Quote all of the data exactly as given. Skip every picture it contains.

---- Data shown

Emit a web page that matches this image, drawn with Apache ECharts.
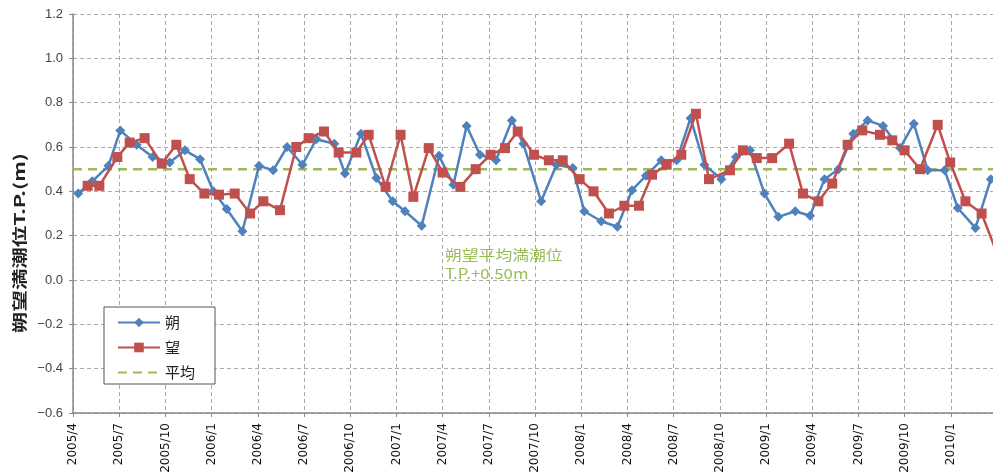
<!DOCTYPE html>
<html>
<head>
<meta charset="utf-8">
<script src="https://cdn.jsdelivr.net/npm/echarts@6/dist/echarts.min.js"></script>
<style>
html, body { margin: 0; padding: 0; background: #fff; }
#main { width: 993px; height: 476px; }
</style>
</head>
<body>
<div id="main"></div>
<script>
// months counted from 2005/4 (0 = 2005/4)
var sakuMonths = [0.34, 1.25, 2.3, 3.07, 4.13, 5.17, 6.28, 7.27, 8.25, 9.11, 9.98, 11.0, 12.08, 13.0, 13.9, 14.9, 15.8, 16.97, 17.66, 18.7, 19.7, 20.76, 21.56, 22.64, 23.77, 24.7, 25.56, 26.43, 27.47, 28.5, 29.24, 30.4, 31.4, 32.45, 33.2, 34.3, 35.35, 36.3, 37.2, 38.2, 39.2, 40.1, 41.0, 42.1, 43.05, 43.96, 44.9, 45.8, 46.9, 47.86, 48.8, 49.7, 50.67, 51.6, 52.6, 53.7, 54.6, 55.5, 56.6, 57.45, 58.6, 59.6];
var sakuValues = [0.39, 0.445, 0.515, 0.675, 0.61, 0.555, 0.53, 0.585, 0.545, 0.40, 0.32, 0.22, 0.515, 0.495, 0.60, 0.52, 0.635, 0.615, 0.48, 0.66, 0.46, 0.355, 0.31, 0.245, 0.56, 0.43, 0.695, 0.565, 0.54, 0.72, 0.615, 0.355, 0.52, 0.505, 0.31, 0.265, 0.24, 0.405, 0.47, 0.54, 0.54, 0.73, 0.52, 0.455, 0.555, 0.585, 0.39, 0.285, 0.31, 0.29, 0.455, 0.50, 0.66, 0.72, 0.695, 0.595, 0.705, 0.495, 0.495, 0.325, 0.235, 0.455];
var boMonths = [0.95, 1.71, 2.88, 3.68, 4.65, 5.76, 6.71, 7.58, 8.53, 9.48, 10.5, 11.5, 12.36, 13.44, 14.5, 15.3, 16.3, 17.25, 18.4, 19.2, 20.3, 21.27, 22.1, 23.1, 24.0, 25.15, 26.15, 27.12, 28.05, 28.88, 29.94, 30.9, 31.8, 32.9, 33.8, 34.8, 35.8, 36.75, 37.6, 38.55, 39.5, 40.45, 41.3, 42.66, 43.5, 44.4, 45.4, 46.5, 47.4, 48.4, 49.3, 50.3, 51.25, 52.4, 53.2, 54.0, 55.0, 56.15, 56.96, 57.95, 59.0, 60.0];
var boValues = [0.425, 0.425, 0.555, 0.62, 0.64, 0.525, 0.61, 0.455, 0.39, 0.385, 0.39, 0.30, 0.355, 0.315, 0.60, 0.64, 0.67, 0.575, 0.575, 0.655, 0.42, 0.655, 0.375, 0.595, 0.485, 0.42, 0.50, 0.565, 0.595, 0.67, 0.565, 0.54, 0.54, 0.455, 0.40, 0.30, 0.335, 0.335, 0.475, 0.52, 0.565, 0.75, 0.455, 0.495, 0.585, 0.55, 0.55, 0.615, 0.39, 0.355, 0.435, 0.61, 0.675, 0.655, 0.63, 0.585, 0.50, 0.70, 0.53, 0.355, 0.30, 0.12];
var meanLevel = 0.5;
var seriesNames = ['朔', '望', '平均'];

function pairs(xs, ys) {
    return xs.map(function (x, i) { return [x, ys[i]]; });
}
function monthLabel(m) {
    var t = 3 + Math.round(m);
    return (2005 + Math.floor(t / 12)) + '/' + (t % 12 + 1);
}

var jp = '"Noto Sans CJK JP", sans-serif';
var chart = echarts.init(document.getElementById('main'));
chart.setOption({
    backgroundColor: '#fff',
    animation: false,
    textStyle: { fontFamily: '"Liberation Sans", sans-serif' },
    // plot runs past the right edge of the picture (2010/4 would sit at ~997px)
    grid: { left: 73, top: 14, right: 0, height: 399 },
    legend: {
        orient: 'vertical',
        left: 104,
        top: 307,
        data: [
            { name: seriesNames[0] },
            { name: seriesNames[1] },
            { name: seriesNames[2], itemStyle: { opacity: 0 } }
        ],
        itemWidth: 42,
        itemHeight: 12,
        itemGap: 10,
        padding: [8, 20, 4, 13],
        backgroundColor: '#fff',
        borderColor: '#555',
        borderWidth: 1,
        textStyle: { fontSize: 15, color: '#222', fontFamily: jp }
    },
    xAxis: {
        type: 'value',
        min: 0,
        max: 59.74,
        interval: 3,
        axisLine: { onZero: false, lineStyle: { color: '#888', width: 1.5 } },
        axisTick: { show: true, length: 4, lineStyle: { color: '#888' } },
        splitLine: { show: true, lineStyle: { color: '#aaa', type: [4, 3], width: 1 } },
        axisLabel: {
            rotate: 90,
            margin: 10,
            fontSize: 12,
            color: '#111',
            fontFamily: '"DejaVu Sans", sans-serif',
            showMaxLabel: false,
            formatter: monthLabel
        }
    },
    yAxis: {
        type: 'value',
        min: -0.6,
        max: 1.2,
        interval: 0.2,
        axisLine: { show: true, lineStyle: { color: '#888', width: 1.5 } },
        axisTick: { show: true, length: 4, lineStyle: { color: '#888' } },
        splitLine: { show: true, lineStyle: { color: '#aaa', type: [4, 3], width: 1 } },
        axisLabel: {
            margin: 10,
            fontSize: 13,
            color: '#444',
            formatter: function (v) {
                var s = Math.abs(v).toFixed(1);
                return v < -1e-9 ? '\u2212' + s : s;
            }
        }
    },
    graphic: [
        {
            type: 'text',
            x: 12,
            y: 333,
            rotation: Math.PI / 2,
            scaleX: 1.43,
            style: {
                text: '朔望満潮位T.P.(m)',
                x: 0,
                y: 0,
                fontSize: 15,
                fontWeight: 'bold',
                fill: '#222',
                fontFamily: jp,
                verticalAlign: 'top'
            }
        },
        {
            type: 'text',
            x: 445,
            y: 245,
            scaleX: 1.2,
            style: {
                text: '朔望平均満潮位\nT.P.+0.50m',
                fontSize: 14,
                lineHeight: 19,
                fill: '#9bbb59',
                fontFamily: jp
            }
        }
    ],
    series: [
        {
            name: seriesNames[2],
            type: 'line',
            data: [[0, meanLevel], [60, meanLevel]],
            symbol: 'none',
            lineStyle: { color: '#9bbb59', width: 2.5, type: [9, 6] },
            itemStyle: { color: '#9bbb59' },
            z: 2
        },
        {
            name: seriesNames[0],
            type: 'line',
            data: pairs(sakuMonths, sakuValues),
            symbol: 'diamond',
            symbolSize: 10,
            lineStyle: { color: '#4f81bd', width: 2.5 },
            itemStyle: { color: '#4f81bd' },
            z: 3
        },
        {
            name: seriesNames[1],
            type: 'line',
            data: pairs(boMonths, boValues),
            symbol: 'rect',
            symbolSize: 10,
            lineStyle: { color: '#c0504d', width: 2.5 },
            itemStyle: { color: '#c0504d' },
            z: 4
        }
    ]
});
</script>
</body>
</html>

--------

### The response
Emit a web page that matches this image, drawn with Apache ECharts.
<!DOCTYPE html>
<html>
<head>
<meta charset="utf-8">
<script src="https://cdn.jsdelivr.net/npm/echarts@6/dist/echarts.min.js"></script>
<style>
html, body { margin: 0; padding: 0; background: #fff; }
#main { width: 993px; height: 476px; }
</style>
</head>
<body>
<div id="main"></div>
<script>
// months counted from 2005/4 (0 = 2005/4)
var sakuMonths = [0.34, 1.25, 2.3, 3.07, 4.13, 5.17, 6.28, 7.27, 8.25, 9.11, 9.98, 11.0, 12.08, 13.0, 13.9, 14.9, 15.8, 16.97, 17.66, 18.7, 19.7, 20.76, 21.56, 22.64, 23.77, 24.7, 25.56, 26.43, 27.47, 28.5, 29.24, 30.4, 31.4, 32.45, 33.2, 34.3, 35.35, 36.3, 37.2, 38.2, 39.2, 40.1, 41.0, 42.1, 43.05, 43.96, 44.9, 45.8, 46.9, 47.86, 48.8, 49.7, 50.67, 51.6, 52.6, 53.7, 54.6, 55.5, 56.6, 57.45, 58.6, 59.6];
var sakuValues = [0.39, 0.445, 0.515, 0.675, 0.61, 0.555, 0.53, 0.585, 0.545, 0.40, 0.32, 0.22, 0.515, 0.495, 0.60, 0.52, 0.635, 0.615, 0.48, 0.66, 0.46, 0.355, 0.31, 0.245, 0.56, 0.43, 0.695, 0.565, 0.54, 0.72, 0.615, 0.355, 0.52, 0.505, 0.31, 0.265, 0.24, 0.405, 0.47, 0.54, 0.54, 0.73, 0.52, 0.455, 0.555, 0.585, 0.39, 0.285, 0.31, 0.29, 0.455, 0.50, 0.66, 0.72, 0.695, 0.595, 0.705, 0.495, 0.495, 0.325, 0.235, 0.455];
var boMonths = [0.95, 1.71, 2.88, 3.68, 4.65, 5.76, 6.71, 7.58, 8.53, 9.48, 10.5, 11.5, 12.36, 13.44, 14.5, 15.3, 16.3, 17.25, 18.4, 19.2, 20.3, 21.27, 22.1, 23.1, 24.0, 25.15, 26.15, 27.12, 28.05, 28.88, 29.94, 30.9, 31.8, 32.9, 33.8, 34.8, 35.8, 36.75, 37.6, 38.55, 39.5, 40.45, 41.3, 42.66, 43.5, 44.4, 45.4, 46.5, 47.4, 48.4, 49.3, 50.3, 51.25, 52.4, 53.2, 54.0, 55.0, 56.15, 56.96, 57.95, 59.0, 60.0];
var boValues = [0.425, 0.425, 0.555, 0.62, 0.64, 0.525, 0.61, 0.455, 0.39, 0.385, 0.39, 0.30, 0.355, 0.315, 0.60, 0.64, 0.67, 0.575, 0.575, 0.655, 0.42, 0.655, 0.375, 0.595, 0.485, 0.42, 0.50, 0.565, 0.595, 0.67, 0.565, 0.54, 0.54, 0.455, 0.40, 0.30, 0.335, 0.335, 0.475, 0.52, 0.565, 0.75, 0.455, 0.495, 0.585, 0.55, 0.55, 0.615, 0.39, 0.355, 0.435, 0.61, 0.675, 0.655, 0.63, 0.585, 0.50, 0.70, 0.53, 0.355, 0.30, 0.12];
var meanLevel = 0.5;
var seriesNames = ['朔', '望', '平均'];

function pairs(xs, ys) {
    return xs.map(function (x, i) { return [x, ys[i]]; });
}
function monthLabel(m) {
    var t = 3 + Math.round(m);
    return (2005 + Math.floor(t / 12)) + '/' + (t % 12 + 1);
}

var jp = '"Noto Sans CJK JP", sans-serif';
var chart = echarts.init(document.getElementById('main'));
chart.setOption({
    backgroundColor: '#fff',
    animation: false,
    textStyle: { fontFamily: '"Liberation Sans", sans-serif' },
    // plot runs past the right edge of the picture (2010/4 would sit at ~997px)
    grid: { left: 73, top: 14, right: 0, height: 399 },
    legend: {
        orient: 'vertical',
        left: 104,
        top: 307,
        data: [
            { name: seriesNames[0] },
            { name: seriesNames[1] },
            { name: seriesNames[2], itemStyle: { opacity: 0 } }
        ],
        itemWidth: 42,
        itemHeight: 12,
        itemGap: 10,
        padding: [8, 20, 4, 13],
        backgroundColor: '#fff',
        borderColor: '#555',
        borderWidth: 1,
        textStyle: { fontSize: 15, color: '#222', fontFamily: jp }
    },
    xAxis: {
        type: 'value',
        min: 0,
        max: 59.74,
        interval: 3,
        axisLine: { onZero: false, lineStyle: { color: '#888', width: 1.5 } },
        axisTick: { show: true, length: 4, lineStyle: { color: '#888' } },
        splitLine: { show: true, lineStyle: { color: '#aaa', type: [4, 3], width: 1 } },
        axisLabel: {
            rotate: 90,
            margin: 10,
            fontSize: 12,
            color: '#111',
            fontFamily: '"DejaVu Sans", sans-serif',
            showMaxLabel: false,
            formatter: monthLabel
        }
    },
    yAxis: {
        type: 'value',
        min: -0.6,
        max: 1.2,
        interval: 0.2,
        axisLine: { show: true, lineStyle: { color: '#888', width: 1.5 } },
        axisTick: { show: true, length: 4, lineStyle: { color: '#888' } },
        splitLine: { show: true, lineStyle: { color: '#aaa', type: [4, 3], width: 1 } },
        axisLabel: {
            margin: 10,
            fontSize: 13,
            color: '#444',
            formatter: function (v) {
                var s = Math.abs(v).toFixed(1);
                return v < -1e-9 ? '\u2212' + s : s;
            }
        }
    },
    graphic: [
        {
            type: 'text',
            x: 12,
            y: 333,
            rotation: Math.PI / 2,
            scaleX: 1.43,
            style: {
                text: '朔望満潮位T.P.(m)',
                x: 0,
                y: 0,
                fontSize: 15,
                fontWeight: 'bold',
                fill: '#222',
                fontFamily: jp,
                verticalAlign: 'top'
            }
        },
        {
            type: 'text',
            x: 445,
            y: 245,
            scaleX: 1.2,
            style: {
                text: '朔望平均満潮位\nT.P.+0.50m',
                fontSize: 14,
                lineHeight: 19,
                fill: '#9bbb59',
                fontFamily: jp
            }
        }
    ],
    series: [
        {
            name: seriesNames[2],
            type: 'line',
            data: [[0, meanLevel], [60, meanLevel]],
            symbol: 'none',
            lineStyle: { color: '#9bbb59', width: 2.5, type: [9, 6] },
            itemStyle: { color: '#9bbb59' },
            z: 2
        },
        {
            name: seriesNames[0],
            type: 'line',
            data: pairs(sakuMonths, sakuValues),
            symbol: 'diamond',
            symbolSize: 10,
            lineStyle: { color: '#4f81bd', width: 2.5 },
            itemStyle: { color: '#4f81bd' },
            z: 3
        },
        {
            name: seriesNames[1],
            type: 'line',
            data: pairs(boMonths, boValues),
            symbol: 'rect',
            symbolSize: 10,
            lineStyle: { color: '#c0504d', width: 2.5 },
            itemStyle: { color: '#c0504d' },
            z: 4
        }
    ]
});
</script>
</body>
</html>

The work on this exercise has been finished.